[Task brief]: Among the entries below, which lines run from the line with "Rebuild this chart" through the line with "var seriesNames = ['wysokie', 'raczej"? Retype those, both ends included, exactly and without pictures.

Saved entries:
---------------
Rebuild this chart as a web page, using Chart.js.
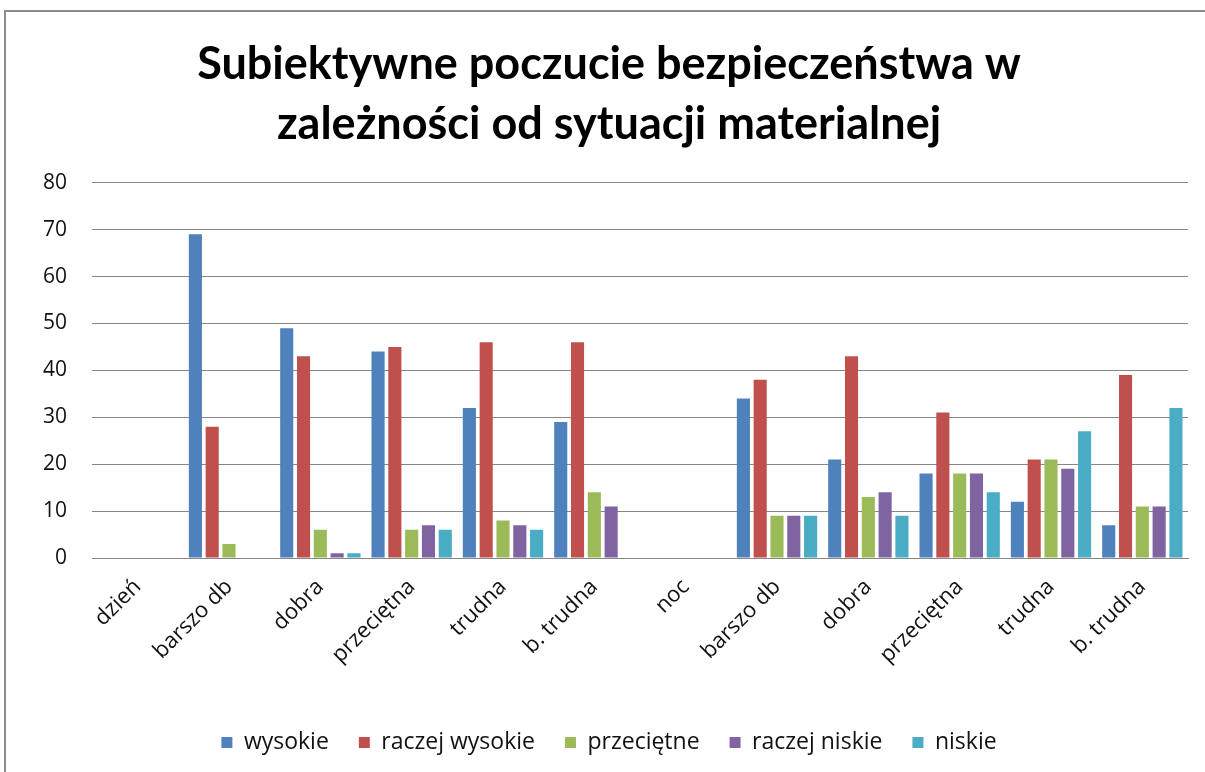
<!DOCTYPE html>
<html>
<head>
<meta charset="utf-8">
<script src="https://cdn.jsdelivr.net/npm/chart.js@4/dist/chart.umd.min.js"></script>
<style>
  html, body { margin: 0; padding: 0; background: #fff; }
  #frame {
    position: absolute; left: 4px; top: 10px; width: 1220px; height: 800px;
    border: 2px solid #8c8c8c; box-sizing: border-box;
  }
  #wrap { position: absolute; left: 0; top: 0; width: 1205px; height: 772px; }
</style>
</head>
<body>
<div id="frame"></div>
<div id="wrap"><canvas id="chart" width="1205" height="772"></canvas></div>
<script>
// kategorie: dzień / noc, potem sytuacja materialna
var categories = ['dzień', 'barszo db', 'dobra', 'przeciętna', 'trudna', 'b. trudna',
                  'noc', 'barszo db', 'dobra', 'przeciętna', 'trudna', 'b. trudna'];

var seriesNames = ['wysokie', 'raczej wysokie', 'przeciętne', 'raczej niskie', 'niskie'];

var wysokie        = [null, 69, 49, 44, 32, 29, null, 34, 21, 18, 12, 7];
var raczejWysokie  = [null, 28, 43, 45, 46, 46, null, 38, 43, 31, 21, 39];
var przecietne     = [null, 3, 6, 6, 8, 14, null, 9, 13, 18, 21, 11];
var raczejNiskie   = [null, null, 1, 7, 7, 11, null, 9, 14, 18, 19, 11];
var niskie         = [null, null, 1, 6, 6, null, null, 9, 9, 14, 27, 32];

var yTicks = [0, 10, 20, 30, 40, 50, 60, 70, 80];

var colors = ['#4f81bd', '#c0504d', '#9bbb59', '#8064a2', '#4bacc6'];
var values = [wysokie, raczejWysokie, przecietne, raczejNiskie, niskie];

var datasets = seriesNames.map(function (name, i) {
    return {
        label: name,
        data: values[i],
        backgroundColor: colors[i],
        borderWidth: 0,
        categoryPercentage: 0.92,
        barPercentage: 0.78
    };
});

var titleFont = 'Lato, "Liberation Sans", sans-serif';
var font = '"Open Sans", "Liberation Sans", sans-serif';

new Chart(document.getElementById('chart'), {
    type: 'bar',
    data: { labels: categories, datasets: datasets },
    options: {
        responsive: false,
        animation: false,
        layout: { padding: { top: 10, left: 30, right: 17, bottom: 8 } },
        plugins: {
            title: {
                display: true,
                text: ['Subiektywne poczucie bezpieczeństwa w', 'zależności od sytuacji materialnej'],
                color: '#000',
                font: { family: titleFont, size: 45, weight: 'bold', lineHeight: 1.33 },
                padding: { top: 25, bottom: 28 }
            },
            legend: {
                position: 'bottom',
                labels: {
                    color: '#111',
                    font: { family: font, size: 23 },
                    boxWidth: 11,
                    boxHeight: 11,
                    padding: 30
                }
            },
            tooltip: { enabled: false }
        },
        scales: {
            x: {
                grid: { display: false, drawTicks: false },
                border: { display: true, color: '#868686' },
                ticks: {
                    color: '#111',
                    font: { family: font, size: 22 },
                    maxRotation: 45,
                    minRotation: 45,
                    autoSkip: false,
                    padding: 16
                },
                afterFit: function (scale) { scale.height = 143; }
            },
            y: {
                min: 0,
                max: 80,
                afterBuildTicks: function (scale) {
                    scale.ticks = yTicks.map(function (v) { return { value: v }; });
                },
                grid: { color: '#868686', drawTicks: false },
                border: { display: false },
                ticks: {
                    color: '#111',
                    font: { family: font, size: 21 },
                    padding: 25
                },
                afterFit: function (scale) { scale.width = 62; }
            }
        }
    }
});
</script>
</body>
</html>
---------------
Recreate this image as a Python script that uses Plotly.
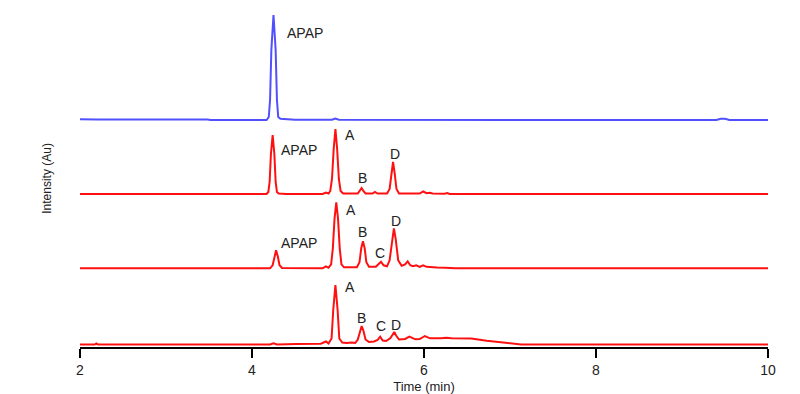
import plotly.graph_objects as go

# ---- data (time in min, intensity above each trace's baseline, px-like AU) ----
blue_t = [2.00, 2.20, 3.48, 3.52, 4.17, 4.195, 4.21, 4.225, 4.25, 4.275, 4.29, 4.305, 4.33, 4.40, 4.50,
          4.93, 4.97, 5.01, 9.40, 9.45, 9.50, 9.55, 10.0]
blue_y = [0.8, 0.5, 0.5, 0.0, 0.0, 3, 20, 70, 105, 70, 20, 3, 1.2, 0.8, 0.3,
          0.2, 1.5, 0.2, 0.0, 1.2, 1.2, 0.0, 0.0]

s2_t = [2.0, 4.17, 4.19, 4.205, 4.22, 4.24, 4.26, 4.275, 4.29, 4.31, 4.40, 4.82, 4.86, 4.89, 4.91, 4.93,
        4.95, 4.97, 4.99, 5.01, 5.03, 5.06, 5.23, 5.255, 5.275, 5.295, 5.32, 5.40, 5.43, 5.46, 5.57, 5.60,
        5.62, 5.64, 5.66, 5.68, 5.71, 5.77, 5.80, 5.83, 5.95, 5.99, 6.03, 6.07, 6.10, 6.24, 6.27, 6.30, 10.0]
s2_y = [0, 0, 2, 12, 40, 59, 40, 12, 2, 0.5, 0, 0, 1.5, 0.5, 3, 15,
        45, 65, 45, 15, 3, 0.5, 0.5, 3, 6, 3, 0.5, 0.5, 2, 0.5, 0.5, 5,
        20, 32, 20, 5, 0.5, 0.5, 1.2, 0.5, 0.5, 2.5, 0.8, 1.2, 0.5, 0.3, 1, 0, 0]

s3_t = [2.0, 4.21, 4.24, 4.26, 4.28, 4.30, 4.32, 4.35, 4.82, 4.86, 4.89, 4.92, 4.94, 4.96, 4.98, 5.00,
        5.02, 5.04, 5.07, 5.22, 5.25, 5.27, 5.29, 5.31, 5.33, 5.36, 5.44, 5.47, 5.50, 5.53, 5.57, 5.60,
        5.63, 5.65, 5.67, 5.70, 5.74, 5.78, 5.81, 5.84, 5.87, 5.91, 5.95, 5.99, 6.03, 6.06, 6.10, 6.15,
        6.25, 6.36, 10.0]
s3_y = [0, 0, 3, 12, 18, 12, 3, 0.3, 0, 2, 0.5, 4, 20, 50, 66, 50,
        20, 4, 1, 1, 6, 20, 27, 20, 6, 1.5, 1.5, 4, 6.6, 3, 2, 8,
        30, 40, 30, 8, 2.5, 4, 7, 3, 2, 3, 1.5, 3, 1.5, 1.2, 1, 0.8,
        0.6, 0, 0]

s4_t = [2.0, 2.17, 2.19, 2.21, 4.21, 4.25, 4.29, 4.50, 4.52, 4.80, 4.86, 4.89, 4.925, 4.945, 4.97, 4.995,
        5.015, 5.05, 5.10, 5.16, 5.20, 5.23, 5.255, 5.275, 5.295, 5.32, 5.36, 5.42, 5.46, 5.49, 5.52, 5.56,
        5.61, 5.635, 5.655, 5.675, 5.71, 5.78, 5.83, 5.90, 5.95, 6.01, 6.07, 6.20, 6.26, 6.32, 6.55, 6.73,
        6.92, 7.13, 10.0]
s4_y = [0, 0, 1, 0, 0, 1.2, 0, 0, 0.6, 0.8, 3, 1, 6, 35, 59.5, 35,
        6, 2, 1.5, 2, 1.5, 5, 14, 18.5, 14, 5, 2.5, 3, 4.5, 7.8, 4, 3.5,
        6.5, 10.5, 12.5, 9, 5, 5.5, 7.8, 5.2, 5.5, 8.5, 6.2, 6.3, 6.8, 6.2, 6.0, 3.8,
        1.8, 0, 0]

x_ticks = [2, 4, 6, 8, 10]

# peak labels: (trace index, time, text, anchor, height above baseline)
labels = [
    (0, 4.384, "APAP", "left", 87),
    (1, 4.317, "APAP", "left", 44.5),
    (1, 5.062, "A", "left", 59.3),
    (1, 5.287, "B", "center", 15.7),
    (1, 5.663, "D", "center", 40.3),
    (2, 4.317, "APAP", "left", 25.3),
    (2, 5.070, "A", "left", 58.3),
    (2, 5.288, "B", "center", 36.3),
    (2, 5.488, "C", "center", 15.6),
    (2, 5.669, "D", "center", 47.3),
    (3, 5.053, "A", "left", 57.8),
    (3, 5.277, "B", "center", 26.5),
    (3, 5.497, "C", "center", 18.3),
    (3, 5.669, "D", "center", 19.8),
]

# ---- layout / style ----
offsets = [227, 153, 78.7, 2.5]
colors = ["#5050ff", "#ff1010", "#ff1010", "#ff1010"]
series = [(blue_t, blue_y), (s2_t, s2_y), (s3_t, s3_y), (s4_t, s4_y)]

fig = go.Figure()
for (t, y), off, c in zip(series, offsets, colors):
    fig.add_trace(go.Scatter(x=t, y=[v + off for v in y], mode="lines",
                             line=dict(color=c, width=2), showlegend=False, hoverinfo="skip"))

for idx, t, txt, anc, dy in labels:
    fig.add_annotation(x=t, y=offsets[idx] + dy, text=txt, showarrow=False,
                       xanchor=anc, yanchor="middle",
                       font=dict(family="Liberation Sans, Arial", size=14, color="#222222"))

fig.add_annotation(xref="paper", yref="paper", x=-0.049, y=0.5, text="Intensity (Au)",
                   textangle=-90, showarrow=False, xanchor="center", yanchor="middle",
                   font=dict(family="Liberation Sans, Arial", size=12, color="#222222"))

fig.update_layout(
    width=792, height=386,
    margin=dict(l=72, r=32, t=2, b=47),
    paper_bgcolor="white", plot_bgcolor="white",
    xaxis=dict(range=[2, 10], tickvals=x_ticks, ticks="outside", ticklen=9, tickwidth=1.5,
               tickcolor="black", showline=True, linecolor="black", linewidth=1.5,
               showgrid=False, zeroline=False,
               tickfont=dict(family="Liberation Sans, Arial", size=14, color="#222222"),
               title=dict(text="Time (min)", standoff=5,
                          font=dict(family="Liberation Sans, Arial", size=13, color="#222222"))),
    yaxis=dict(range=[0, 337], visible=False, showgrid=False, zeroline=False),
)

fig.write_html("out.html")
---------------
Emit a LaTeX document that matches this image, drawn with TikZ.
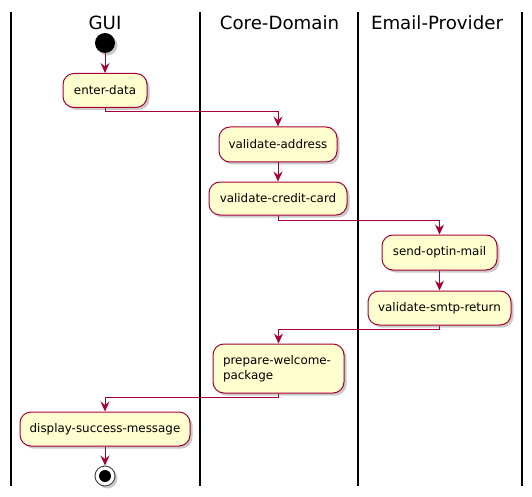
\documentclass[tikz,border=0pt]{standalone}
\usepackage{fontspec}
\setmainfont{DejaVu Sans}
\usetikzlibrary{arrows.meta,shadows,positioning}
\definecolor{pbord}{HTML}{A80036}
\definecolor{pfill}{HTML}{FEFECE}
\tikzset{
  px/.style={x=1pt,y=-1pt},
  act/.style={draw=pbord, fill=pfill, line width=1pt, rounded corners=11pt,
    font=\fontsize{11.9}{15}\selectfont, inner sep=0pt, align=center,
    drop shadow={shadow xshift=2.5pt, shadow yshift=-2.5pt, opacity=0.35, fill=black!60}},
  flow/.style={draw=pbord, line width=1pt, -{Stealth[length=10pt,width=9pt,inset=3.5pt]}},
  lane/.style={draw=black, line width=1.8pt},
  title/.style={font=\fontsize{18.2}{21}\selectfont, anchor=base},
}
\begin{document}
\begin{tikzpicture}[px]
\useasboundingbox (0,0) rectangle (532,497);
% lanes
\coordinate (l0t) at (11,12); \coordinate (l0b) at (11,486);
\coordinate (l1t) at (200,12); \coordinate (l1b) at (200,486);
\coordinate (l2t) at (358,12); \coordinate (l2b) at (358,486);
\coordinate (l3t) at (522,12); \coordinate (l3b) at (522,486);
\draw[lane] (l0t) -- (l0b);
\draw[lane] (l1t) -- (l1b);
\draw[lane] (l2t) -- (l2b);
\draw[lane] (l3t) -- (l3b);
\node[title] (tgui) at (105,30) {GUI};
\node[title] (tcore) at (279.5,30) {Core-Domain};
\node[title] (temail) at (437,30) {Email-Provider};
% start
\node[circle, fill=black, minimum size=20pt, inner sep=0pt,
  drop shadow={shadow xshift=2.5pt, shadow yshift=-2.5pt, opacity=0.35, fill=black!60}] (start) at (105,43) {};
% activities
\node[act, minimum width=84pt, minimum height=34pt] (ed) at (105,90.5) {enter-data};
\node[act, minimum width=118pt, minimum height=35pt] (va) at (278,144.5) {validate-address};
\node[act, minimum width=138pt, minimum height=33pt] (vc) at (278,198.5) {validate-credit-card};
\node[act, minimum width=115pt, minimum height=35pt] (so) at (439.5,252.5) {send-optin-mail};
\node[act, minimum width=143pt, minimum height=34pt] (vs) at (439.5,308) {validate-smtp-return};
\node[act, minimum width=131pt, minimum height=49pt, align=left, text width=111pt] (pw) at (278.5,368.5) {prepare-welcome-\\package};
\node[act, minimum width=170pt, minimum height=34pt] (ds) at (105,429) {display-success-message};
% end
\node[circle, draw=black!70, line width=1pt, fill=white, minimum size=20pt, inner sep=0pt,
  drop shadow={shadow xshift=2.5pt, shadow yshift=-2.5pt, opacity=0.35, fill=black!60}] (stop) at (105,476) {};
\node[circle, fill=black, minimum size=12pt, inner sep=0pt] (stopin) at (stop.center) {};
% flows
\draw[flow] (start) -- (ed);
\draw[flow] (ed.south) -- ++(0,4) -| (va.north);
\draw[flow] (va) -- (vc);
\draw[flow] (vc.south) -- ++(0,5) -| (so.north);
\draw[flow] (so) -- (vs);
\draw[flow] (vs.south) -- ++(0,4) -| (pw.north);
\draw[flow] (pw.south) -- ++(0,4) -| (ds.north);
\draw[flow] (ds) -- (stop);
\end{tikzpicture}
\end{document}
---------------
[The result]:
Rebuild this chart as a web page, using Chart.js.
<!DOCTYPE html>
<html>
<head>
<meta charset="utf-8">
<script src="https://cdn.jsdelivr.net/npm/chart.js@4/dist/chart.umd.min.js"></script>
<style>
  html, body { margin: 0; padding: 0; background: #fff; }
  #frame {
    position: absolute; left: 4px; top: 10px; width: 1220px; height: 800px;
    border: 2px solid #8c8c8c; box-sizing: border-box;
  }
  #wrap { position: absolute; left: 0; top: 0; width: 1205px; height: 772px; }
</style>
</head>
<body>
<div id="frame"></div>
<div id="wrap"><canvas id="chart" width="1205" height="772"></canvas></div>
<script>
// kategorie: dzień / noc, potem sytuacja materialna
var categories = ['dzień', 'barszo db', 'dobra', 'przeciętna', 'trudna', 'b. trudna',
                  'noc', 'barszo db', 'dobra', 'przeciętna', 'trudna', 'b. trudna'];

var seriesNames = ['wysokie', 'raczej wysokie', 'przeciętne', 'raczej niskie', 'niskie'];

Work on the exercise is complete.